- What the exercise asks
Set the listing down again exactly, please, apart from its pictures.

- Source data
--- Start ---
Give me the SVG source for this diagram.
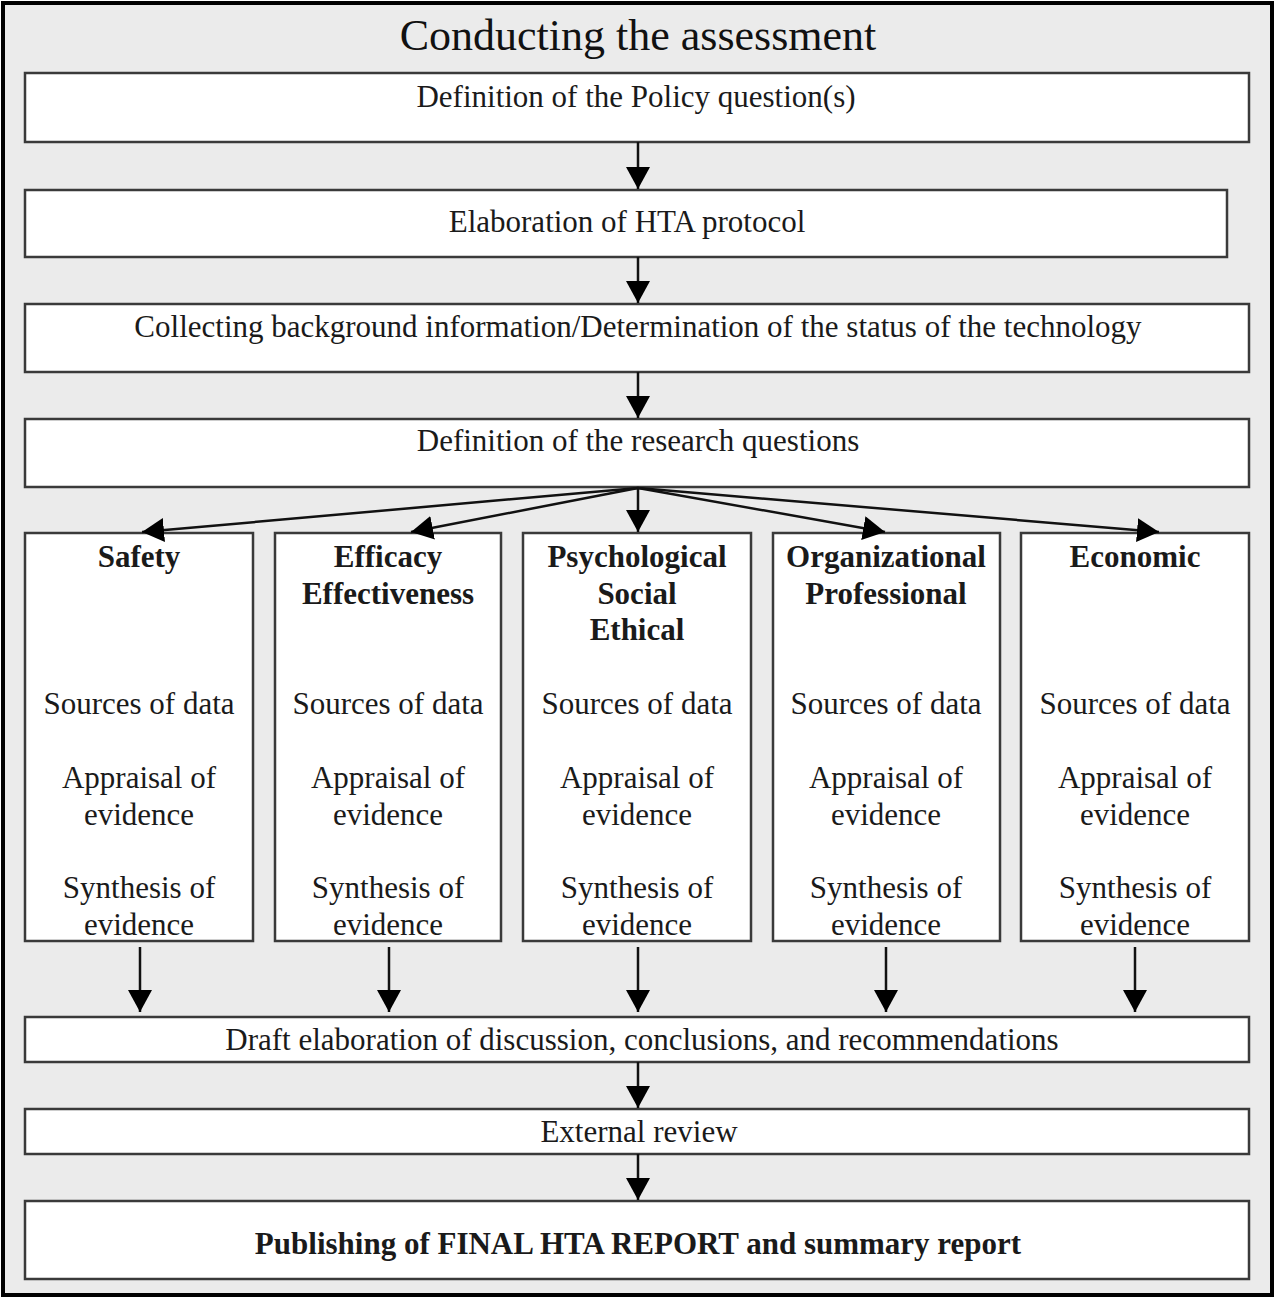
<svg xmlns="http://www.w3.org/2000/svg" width="1278" height="1302" viewBox="0 0 1278 1302">
<style>
.box{fill:#ffffff;stroke:#3a3a3a;stroke-width:2.5}
.t{font-family:"Liberation Serif","Times New Roman",serif;font-size:31px;fill:#1a1a1a;text-anchor:middle}
.b{font-weight:bold}
.title{font-family:"Liberation Serif","Times New Roman",serif;font-size:44px;fill:#111;text-anchor:middle}
.con line{stroke:#111;stroke-width:2.5;fill:none}
</style>
<defs>
<marker id="ah" viewBox="0 0 22 24" refX="22" refY="12" markerWidth="22" markerHeight="24" markerUnits="userSpaceOnUse" orient="auto">
<path d="M0,0 L22,12 L0,24 Z" fill="#000"/>
</marker>
</defs>
<rect x="0" y="0" width="1278" height="1302" fill="#ffffff"/>
<rect id="frame" x="3" y="3" width="1269" height="1292" fill="#ebebeb" stroke="#000" stroke-width="4"/>
<text class="title" x="638" y="50">Conducting the assessment</text>

<g id="policy"><rect class="box" x="25" y="73" width="1224" height="69"/><text class="t" x="636" y="107">Definition of the Policy question(s)</text></g>
<g id="protocol"><rect class="box" x="25" y="190" width="1202" height="67"/><text class="t" x="627" y="232">Elaboration of HTA protocol</text></g>
<g id="background"><rect class="box" x="25" y="304" width="1224" height="68"/><text class="t" x="638" y="337">Collecting background information/Determination of the status of the technology</text></g>
<g id="research"><rect class="box" x="25" y="419" width="1224" height="68"/><text class="t" x="638" y="451">Definition of the research questions</text></g>

<g id="safety"><rect class="box" x="25" y="533" width="228" height="408"/>
<text class="t b" x="139" y="567">Safety</text>
<text class="t" x="139" y="714">Sources of data</text>
<text class="t" x="139" y="788">Appraisal of</text><text class="t" x="139" y="825">evidence</text>
<text class="t" x="139" y="898">Synthesis of</text><text class="t" x="139" y="935">evidence</text></g>
<g id="efficacy"><rect class="box" x="275" y="533" width="226" height="408"/>
<text class="t b" x="388" y="567">Efficacy</text><text class="t b" x="388" y="604">Effectiveness</text>
<text class="t" x="388" y="714">Sources of data</text>
<text class="t" x="388" y="788">Appraisal of</text><text class="t" x="388" y="825">evidence</text>
<text class="t" x="388" y="898">Synthesis of</text><text class="t" x="388" y="935">evidence</text></g>
<g id="psychological"><rect class="box" x="523" y="533" width="228" height="408"/>
<text class="t b" x="637" y="567">Psychological</text><text class="t b" x="637" y="604">Social</text><text class="t b" x="637" y="640">Ethical</text>
<text class="t" x="637" y="714">Sources of data</text>
<text class="t" x="637" y="788">Appraisal of</text><text class="t" x="637" y="825">evidence</text>
<text class="t" x="637" y="898">Synthesis of</text><text class="t" x="637" y="935">evidence</text></g>
<g id="organizational"><rect class="box" x="773" y="533" width="227" height="408"/>
<text class="t b" x="886" y="567">Organizational</text><text class="t b" x="886" y="604">Professional</text>
<text class="t" x="886" y="714">Sources of data</text>
<text class="t" x="886" y="788">Appraisal of</text><text class="t" x="886" y="825">evidence</text>
<text class="t" x="886" y="898">Synthesis of</text><text class="t" x="886" y="935">evidence</text></g>
<g id="economic"><rect class="box" x="1021" y="533" width="228" height="408"/>
<text class="t b" x="1135" y="567">Economic</text>
<text class="t" x="1135" y="714">Sources of data</text>
<text class="t" x="1135" y="788">Appraisal of</text><text class="t" x="1135" y="825">evidence</text>
<text class="t" x="1135" y="898">Synthesis of</text><text class="t" x="1135" y="935">evidence</text></g>

<g id="draft"><rect class="box" x="25" y="1017" width="1224" height="45"/><text class="t" x="642" y="1050">Draft elaboration of discussion, conclusions, and recommendations</text></g>
<g id="review"><rect class="box" x="25" y="1109" width="1224" height="45"/><text class="t" x="639" y="1142">External review</text></g>
<g id="final"><rect class="box" x="25" y="1201" width="1224" height="78"/><text class="t b" x="638" y="1254">Publishing of FINAL HTA REPORT and summary report</text></g>

<g id="connectors" class="con">
<line x1="638" y1="142" x2="638" y2="189" marker-end="url(#ah)"/>
<line x1="638" y1="257" x2="638" y2="303" marker-end="url(#ah)"/>
<line x1="638" y1="372" x2="638" y2="418" marker-end="url(#ah)"/>
<line x1="638" y1="488" x2="142" y2="532" marker-end="url(#ah)"/>
<line x1="638" y1="488" x2="411" y2="532" marker-end="url(#ah)"/>
<line x1="638" y1="488" x2="638" y2="532" marker-end="url(#ah)"/>
<line x1="638" y1="488" x2="885" y2="532" marker-end="url(#ah)"/>
<line x1="638" y1="488" x2="1159" y2="532" marker-end="url(#ah)"/>
<line x1="140" y1="947" x2="140" y2="1012" marker-end="url(#ah)"/>
<line x1="389" y1="947" x2="389" y2="1012" marker-end="url(#ah)"/>
<line x1="638" y1="947" x2="638" y2="1012" marker-end="url(#ah)"/>
<line x1="886" y1="947" x2="886" y2="1012" marker-end="url(#ah)"/>
<line x1="1135" y1="947" x2="1135" y2="1012" marker-end="url(#ah)"/>
<line x1="638" y1="1062" x2="638" y2="1108" marker-end="url(#ah)"/>
<line x1="638" y1="1154" x2="638" y2="1200" marker-end="url(#ah)"/>
</g>
</svg>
--- End ---
- Final answer
Give me the SVG source for this diagram.
<svg xmlns="http://www.w3.org/2000/svg" width="1278" height="1302" viewBox="0 0 1278 1302">
<style>
.box{fill:#ffffff;stroke:#3a3a3a;stroke-width:2.5}
.t{font-family:"Liberation Serif","Times New Roman",serif;font-size:31px;fill:#1a1a1a;text-anchor:middle}
.b{font-weight:bold}
.title{font-family:"Liberation Serif","Times New Roman",serif;font-size:44px;fill:#111;text-anchor:middle}
.con line{stroke:#111;stroke-width:2.5;fill:none}
</style>
<defs>
<marker id="ah" viewBox="0 0 22 24" refX="22" refY="12" markerWidth="22" markerHeight="24" markerUnits="userSpaceOnUse" orient="auto">
<path d="M0,0 L22,12 L0,24 Z" fill="#000"/>
</marker>
</defs>
<rect x="0" y="0" width="1278" height="1302" fill="#ffffff"/>
<rect id="frame" x="3" y="3" width="1269" height="1292" fill="#ebebeb" stroke="#000" stroke-width="4"/>
<text class="title" x="638" y="50">Conducting the assessment</text>

<g id="policy"><rect class="box" x="25" y="73" width="1224" height="69"/><text class="t" x="636" y="107">Definition of the Policy question(s)</text></g>
<g id="protocol"><rect class="box" x="25" y="190" width="1202" height="67"/><text class="t" x="627" y="232">Elaboration of HTA protocol</text></g>
<g id="background"><rect class="box" x="25" y="304" width="1224" height="68"/><text class="t" x="638" y="337">Collecting background information/Determination of the status of the technology</text></g>
<g id="research"><rect class="box" x="25" y="419" width="1224" height="68"/><text class="t" x="638" y="451">Definition of the research questions</text></g>

<g id="safety"><rect class="box" x="25" y="533" width="228" height="408"/>
<text class="t b" x="139" y="567">Safety</text>
<text class="t" x="139" y="714">Sources of data</text>
<text class="t" x="139" y="788">Appraisal of</text><text class="t" x="139" y="825">evidence</text>
<text class="t" x="139" y="898">Synthesis of</text><text class="t" x="139" y="935">evidence</text></g>
<g id="efficacy"><rect class="box" x="275" y="533" width="226" height="408"/>
<text class="t b" x="388" y="567">Efficacy</text><text class="t b" x="388" y="604">Effectiveness</text>
<text class="t" x="388" y="714">Sources of data</text>
<text class="t" x="388" y="788">Appraisal of</text><text class="t" x="388" y="825">evidence</text>
<text class="t" x="388" y="898">Synthesis of</text><text class="t" x="388" y="935">evidence</text></g>
<g id="psychological"><rect class="box" x="523" y="533" width="228" height="408"/>
<text class="t b" x="637" y="567">Psychological</text><text class="t b" x="637" y="604">Social</text><text class="t b" x="637" y="640">Ethical</text>
<text class="t" x="637" y="714">Sources of data</text>
<text class="t" x="637" y="788">Appraisal of</text><text class="t" x="637" y="825">evidence</text>
<text class="t" x="637" y="898">Synthesis of</text><text class="t" x="637" y="935">evidence</text></g>
<g id="organizational"><rect class="box" x="773" y="533" width="227" height="408"/>
<text class="t b" x="886" y="567">Organizational</text><text class="t b" x="886" y="604">Professional</text>
<text class="t" x="886" y="714">Sources of data</text>
<text class="t" x="886" y="788">Appraisal of</text><text class="t" x="886" y="825">evidence</text>
<text class="t" x="886" y="898">Synthesis of</text><text class="t" x="886" y="935">evidence</text></g>
<g id="economic"><rect class="box" x="1021" y="533" width="228" height="408"/>
<text class="t b" x="1135" y="567">Economic</text>
<text class="t" x="1135" y="714">Sources of data</text>
<text class="t" x="1135" y="788">Appraisal of</text><text class="t" x="1135" y="825">evidence</text>
<text class="t" x="1135" y="898">Synthesis of</text><text class="t" x="1135" y="935">evidence</text></g>

<g id="draft"><rect class="box" x="25" y="1017" width="1224" height="45"/><text class="t" x="642" y="1050">Draft elaboration of discussion, conclusions, and recommendations</text></g>
<g id="review"><rect class="box" x="25" y="1109" width="1224" height="45"/><text class="t" x="639" y="1142">External review</text></g>
<g id="final"><rect class="box" x="25" y="1201" width="1224" height="78"/><text class="t b" x="638" y="1254">Publishing of FINAL HTA REPORT and summary report</text></g>

<g id="connectors" class="con">
<line x1="638" y1="142" x2="638" y2="189" marker-end="url(#ah)"/>
<line x1="638" y1="257" x2="638" y2="303" marker-end="url(#ah)"/>
<line x1="638" y1="372" x2="638" y2="418" marker-end="url(#ah)"/>
<line x1="638" y1="488" x2="142" y2="532" marker-end="url(#ah)"/>
<line x1="638" y1="488" x2="411" y2="532" marker-end="url(#ah)"/>
<line x1="638" y1="488" x2="638" y2="532" marker-end="url(#ah)"/>
<line x1="638" y1="488" x2="885" y2="532" marker-end="url(#ah)"/>
<line x1="638" y1="488" x2="1159" y2="532" marker-end="url(#ah)"/>
<line x1="140" y1="947" x2="140" y2="1012" marker-end="url(#ah)"/>
<line x1="389" y1="947" x2="389" y2="1012" marker-end="url(#ah)"/>
<line x1="638" y1="947" x2="638" y2="1012" marker-end="url(#ah)"/>
<line x1="886" y1="947" x2="886" y2="1012" marker-end="url(#ah)"/>
<line x1="1135" y1="947" x2="1135" y2="1012" marker-end="url(#ah)"/>
<line x1="638" y1="1062" x2="638" y2="1108" marker-end="url(#ah)"/>
<line x1="638" y1="1154" x2="638" y2="1200" marker-end="url(#ah)"/>
</g>
</svg>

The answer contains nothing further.